[start of PROVIDED MATERIAL]

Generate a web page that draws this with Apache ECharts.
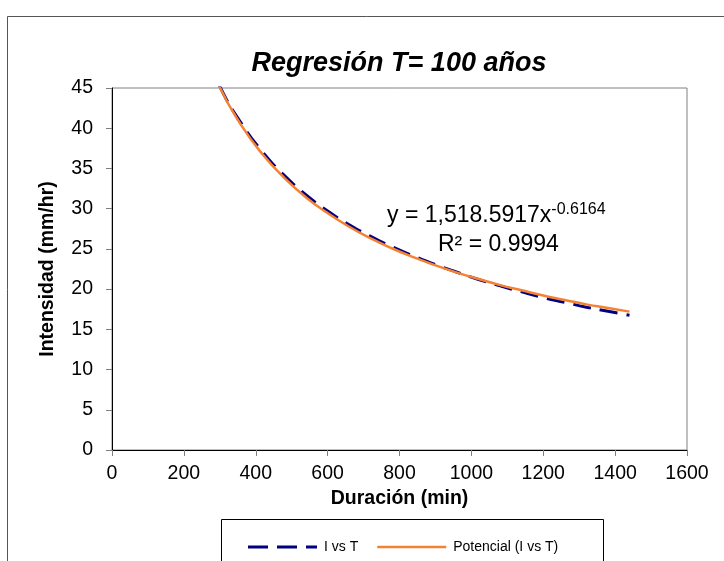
<!DOCTYPE html>
<html>
<head>
<meta charset="utf-8">
<script src="https://cdn.jsdelivr.net/npm/echarts@6/dist/echarts.min.js"></script>
<style>html,body{margin:0;padding:0;background:#fff}#c{width:724px;height:561px}</style>
</head>
<body>
<div id="c"></div>
<script>
// Durations (min)
const durations = [240, 300, 360, 420, 480, 540, 600, 660, 720, 780, 840, 900, 960, 1020, 1080, 1140, 1200, 1260, 1320, 1380, 1440];
// Observed intensity (mm/hr) - "I vs T"
const intensityObs = [51.5, 45.2, 40.6, 37.0, 34.1, 31.7, 29.7, 28.0, 26.55, 25.25, 24.1, 23.05, 22.1, 21.2, 20.4, 19.65, 18.95, 18.35, 17.75, 17.25, 16.75];
// Power trend line values - "Potencial (I vs T)"
const intensityFit = [51.8, 45.1, 40.35, 36.7, 33.8, 31.4, 29.45, 27.75, 26.3, 25.05, 23.95, 22.95, 22.05, 21.25, 20.5, 19.85, 19.2, 18.65, 18.1, 17.65, 17.2];
const xTicks = [0, 200, 400, 600, 800, 1000, 1200, 1400, 1600];
const yTicks = [0, 5, 10, 15, 20, 25, 30, 35, 40, 45];

const chart = echarts.init(document.getElementById('c'), null, {renderer: 'canvas'});
const font = 'Liberation Sans, Arial, sans-serif';
chart.setOption({
  animation: false,
  backgroundColor: '#fff',
  title: {
    text: 'Regresión T= 100 años',
    left: 394, top: 45, textAlign: 'center',
    textStyle: {fontFamily: font, fontSize: 27, fontWeight: 'bold', fontStyle: 'italic', color: '#000'}
  },
  grid: {left: 112, top: 88, right: 37, bottom: 111, show: true, borderColor: '#808080', borderWidth: 1},
  xAxis: {
    type: 'value', min: xTicks[0], max: xTicks[xTicks.length - 1], interval: xTicks[1] - xTicks[0],
    name: 'Duración (min)', nameLocation: 'middle', nameGap: 29,
    nameTextStyle: {fontFamily: font, fontSize: 19.5, fontWeight: 'bold', color: '#000'},
    axisLine: {lineStyle: {color: '#000', width: 1}},
    axisTick: {show: true, inside: false, length: 6, lineStyle: {color: '#808080'}},
    axisLabel: {fontFamily: font, fontSize: 19.5, color: '#000', margin: 14, formatter: v => String(v)},
    splitLine: {show: false}
  },
  yAxis: {
    type: 'value', min: yTicks[0], max: yTicks[yTicks.length - 1], interval: yTicks[1] - yTicks[0],
    name: 'Intensidad (mm/hr)', nameLocation: 'middle', nameGap: 54,
    nameTextStyle: {fontFamily: font, fontSize: 19.5, fontWeight: 'bold', color: '#000'},
    axisLine: {show: true, lineStyle: {color: '#000', width: 1}},
    axisTick: {show: true, inside: false, length: 6, lineStyle: {color: '#808080'}},
    axisLabel: {fontFamily: font, fontSize: 19.5, color: '#000', margin: 19, formatter: v => String(v)},
    splitLine: {show: false}
  },
  legend: {
    show: true,
    left: 243, top: 535,
    itemWidth: 69, itemHeight: 10, itemGap: 19,
    textStyle: {fontFamily: font, fontSize: 14, color: '#000', padding: [0, 0, 0, 2]},
    data: [
      {name: 'I vs T', icon: 'path://M0,4 L20,4 L20,7 L0,7 Z M29,4 L49,4 L49,7 L29,7 Z M58,4 L69,4 L69,7 L58,7 Z'},
      {name: 'Potencial (I vs T)', icon: 'path://M0,4 L69,4 L69,6.5 L0,6.5 Z'}
    ]
  },
  series: [
    {
      name: 'I vs T', type: 'line', smooth: true, symbol: 'none', clip: true,
      data: durations.map((d, i) => [d, intensityObs[i]]),
      lineStyle: {color: '#000080', width: 3, type: [18, 9]},
      itemStyle: {color: '#000080'}, z: 3
    },
    {
      name: 'Potencial (I vs T)', type: 'line', smooth: true, symbol: 'none', clip: true,
      data: durations.map((d, i) => [d, intensityFit[i]]),
      lineStyle: {color: '#F58232', width: 2.5},
      itemStyle: {color: '#F58232'}, z: 4
    }
  ],
  graphic: [
    {type: 'rect', shape: {x: 7.5, y: 16.5, width: 800, height: 600}, style: {fill: null, stroke: '#555', lineWidth: 1}, silent: true, z: -1},
    {type: 'rect', shape: {x: 221.5, y: 519.5, width: 382, height: 60}, style: {fill: '#fff', stroke: '#000', lineWidth: 1}, silent: true, z: -1},
    {type: 'text', left: 387, top: 202, style: {
      text: '{a|y = 1,518.5917x}{b|-0.6164}', font: '23px ' + font,
      rich: {a: {fontSize: 23, fontFamily: font, fill: '#000'}, b: {fontSize: 16, fontFamily: font, fill: '#000', verticalAlign: 'top', padding: [0, 0, 12, 0]}}
    }},
    {type: 'text', left: 438, top: 233, style: {text: 'R² = 0.9994', font: '23px ' + font, fill: '#000'}}
  ]
});
</script>
</body>
</html>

[end of PROVIDED MATERIAL]

_WHAT IS BEING ASKED_
Transcribe the whole listing exactly. Pictures stay out of your copy.

_RESPONSE_
Generate a web page that draws this with Apache ECharts.
<!DOCTYPE html>
<html>
<head>
<meta charset="utf-8">
<script src="https://cdn.jsdelivr.net/npm/echarts@6/dist/echarts.min.js"></script>
<style>html,body{margin:0;padding:0;background:#fff}#c{width:724px;height:561px}</style>
</head>
<body>
<div id="c"></div>
<script>
// Durations (min)
const durations = [240, 300, 360, 420, 480, 540, 600, 660, 720, 780, 840, 900, 960, 1020, 1080, 1140, 1200, 1260, 1320, 1380, 1440];
// Observed intensity (mm/hr) - "I vs T"
const intensityObs = [51.5, 45.2, 40.6, 37.0, 34.1, 31.7, 29.7, 28.0, 26.55, 25.25, 24.1, 23.05, 22.1, 21.2, 20.4, 19.65, 18.95, 18.35, 17.75, 17.25, 16.75];
// Power trend line values - "Potencial (I vs T)"
const intensityFit = [51.8, 45.1, 40.35, 36.7, 33.8, 31.4, 29.45, 27.75, 26.3, 25.05, 23.95, 22.95, 22.05, 21.25, 20.5, 19.85, 19.2, 18.65, 18.1, 17.65, 17.2];
const xTicks = [0, 200, 400, 600, 800, 1000, 1200, 1400, 1600];
const yTicks = [0, 5, 10, 15, 20, 25, 30, 35, 40, 45];

const chart = echarts.init(document.getElementById('c'), null, {renderer: 'canvas'});
const font = 'Liberation Sans, Arial, sans-serif';
chart.setOption({
  animation: false,
  backgroundColor: '#fff',
  title: {
    text: 'Regresión T= 100 años',
    left: 394, top: 45, textAlign: 'center',
    textStyle: {fontFamily: font, fontSize: 27, fontWeight: 'bold', fontStyle: 'italic', color: '#000'}
  },
  grid: {left: 112, top: 88, right: 37, bottom: 111, show: true, borderColor: '#808080', borderWidth: 1},
  xAxis: {
    type: 'value', min: xTicks[0], max: xTicks[xTicks.length - 1], interval: xTicks[1] - xTicks[0],
    name: 'Duración (min)', nameLocation: 'middle', nameGap: 29,
    nameTextStyle: {fontFamily: font, fontSize: 19.5, fontWeight: 'bold', color: '#000'},
    axisLine: {lineStyle: {color: '#000', width: 1}},
    axisTick: {show: true, inside: false, length: 6, lineStyle: {color: '#808080'}},
    axisLabel: {fontFamily: font, fontSize: 19.5, color: '#000', margin: 14, formatter: v => String(v)},
    splitLine: {show: false}
  },
  yAxis: {
    type: 'value', min: yTicks[0], max: yTicks[yTicks.length - 1], interval: yTicks[1] - yTicks[0],
    name: 'Intensidad (mm/hr)', nameLocation: 'middle', nameGap: 54,
    nameTextStyle: {fontFamily: font, fontSize: 19.5, fontWeight: 'bold', color: '#000'},
    axisLine: {show: true, lineStyle: {color: '#000', width: 1}},
    axisTick: {show: true, inside: false, length: 6, lineStyle: {color: '#808080'}},
    axisLabel: {fontFamily: font, fontSize: 19.5, color: '#000', margin: 19, formatter: v => String(v)},
    splitLine: {show: false}
  },
  legend: {
    show: true,
    left: 243, top: 535,
    itemWidth: 69, itemHeight: 10, itemGap: 19,
    textStyle: {fontFamily: font, fontSize: 14, color: '#000', padding: [0, 0, 0, 2]},
    data: [
      {name: 'I vs T', icon: 'path://M0,4 L20,4 L20,7 L0,7 Z M29,4 L49,4 L49,7 L29,7 Z M58,4 L69,4 L69,7 L58,7 Z'},
      {name: 'Potencial (I vs T)', icon: 'path://M0,4 L69,4 L69,6.5 L0,6.5 Z'}
    ]
  },
  series: [
    {
      name: 'I vs T', type: 'line', smooth: true, symbol: 'none', clip: true,
      data: durations.map((d, i) => [d, intensityObs[i]]),
      lineStyle: {color: '#000080', width: 3, type: [18, 9]},
      itemStyle: {color: '#000080'}, z: 3
    },
    {
      name: 'Potencial (I vs T)', type: 'line', smooth: true, symbol: 'none', clip: true,
      data: durations.map((d, i) => [d, intensityFit[i]]),
      lineStyle: {color: '#F58232', width: 2.5},
      itemStyle: {color: '#F58232'}, z: 4
    }
  ],
  graphic: [
    {type: 'rect', shape: {x: 7.5, y: 16.5, width: 800, height: 600}, style: {fill: null, stroke: '#555', lineWidth: 1}, silent: true, z: -1},
    {type: 'rect', shape: {x: 221.5, y: 519.5, width: 382, height: 60}, style: {fill: '#fff', stroke: '#000', lineWidth: 1}, silent: true, z: -1},
    {type: 'text', left: 387, top: 202, style: {
      text: '{a|y = 1,518.5917x}{b|-0.6164}', font: '23px ' + font,
      rich: {a: {fontSize: 23, fontFamily: font, fill: '#000'}, b: {fontSize: 16, fontFamily: font, fill: '#000', verticalAlign: 'top', padding: [0, 0, 12, 0]}}
    }},
    {type: 'text', left: 438, top: 233, style: {text: 'R² = 0.9994', font: '23px ' + font, fill: '#000'}}
  ]
});
</script>
</body>
</html>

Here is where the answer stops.